FF Token Structure and Why Supply Pressure Is Fading
FF launched hot and sold off hard. That is not unique in this market. What matters now is supply behavior. With 2.34 billion circulating and the majority of the remaining allocation locked into structured vesting that ends in early 2026, the worst mechanical supply pressure is already visible and being worked through. Utility centers around governance, staking multipliers, and policy control over collateral standards and risk. Fee driven burns are now routine. At current multiples, the protocol trades at a fraction of annualized revenue. Short term price action may swing with the rest of the market, but structurally this no longer trades like an empty emissions token.
Roadmap Pressure and the $5B TVL Target
The short term roadmap is heavily tilted toward sovereign bond integrations, expanded RWA coverage, and deeper compliance bridges across Europe.

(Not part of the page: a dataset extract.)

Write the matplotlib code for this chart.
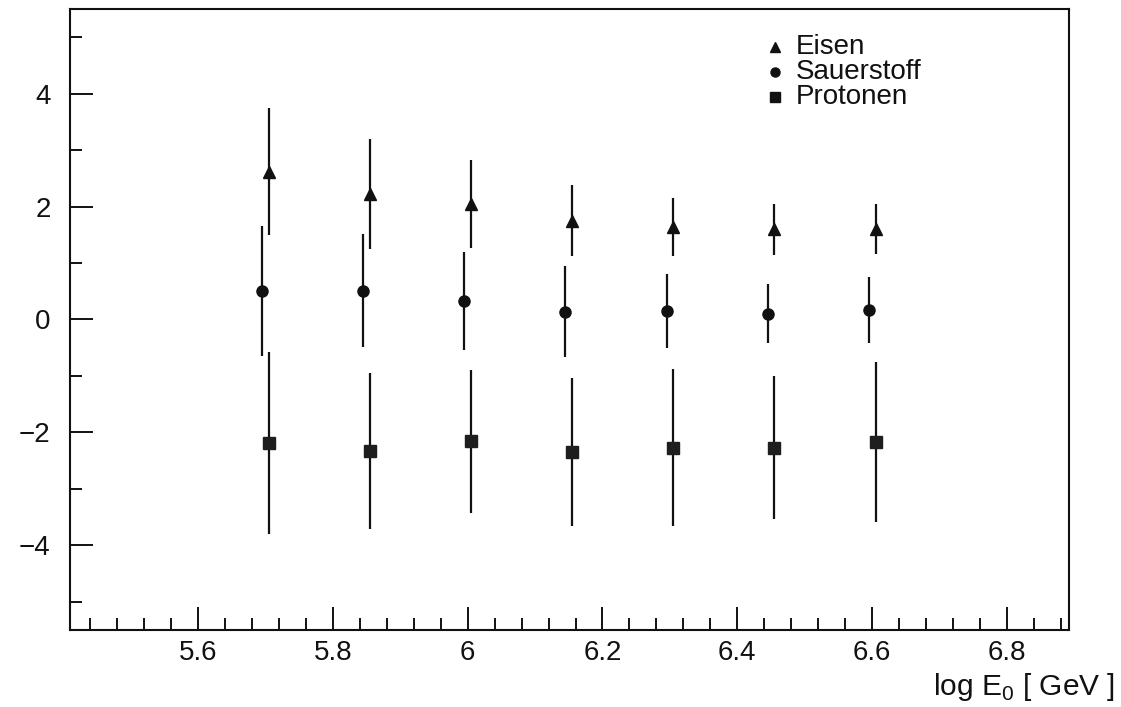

Gold backed redemption rails and additional Layer 2 bridges are scheduled to finalize through December. Two national level pilots targeting sovereign issuance are lined up for early next year. Internal projections push toward five billion in total locked value over the next twelve months if those channels hold. If even a portion of that materializes, fee capture expands aggressively without new token supply entering the system.
Risk Still Exists and Positioning Still Requires Size Control
This remains an altcoin. Correlation to broader market pressure is real. If Bitcoin dominance surges again, FF will not be immune. Rate policy shifts could compress RWA yields slightly. Oracle design matters at this scale. None of that disappears because yield looks attractive. But the difference here is that downside is supported by real cash flow, active burns, and diversified collateral rather than pure speculation.
Where I Stand
I staked sixty five percent of my FF into long duration locks and shifted a six figure USD allocation into sUSDf that is now anchored primarily through RWA exposure. This is not a momentum trade for me. It is a yield infrastructure position layered inside a fear market. I am comfortable letting it compound through the noise.
Falcon is not loud right now. That is usually when systems like this do the most work.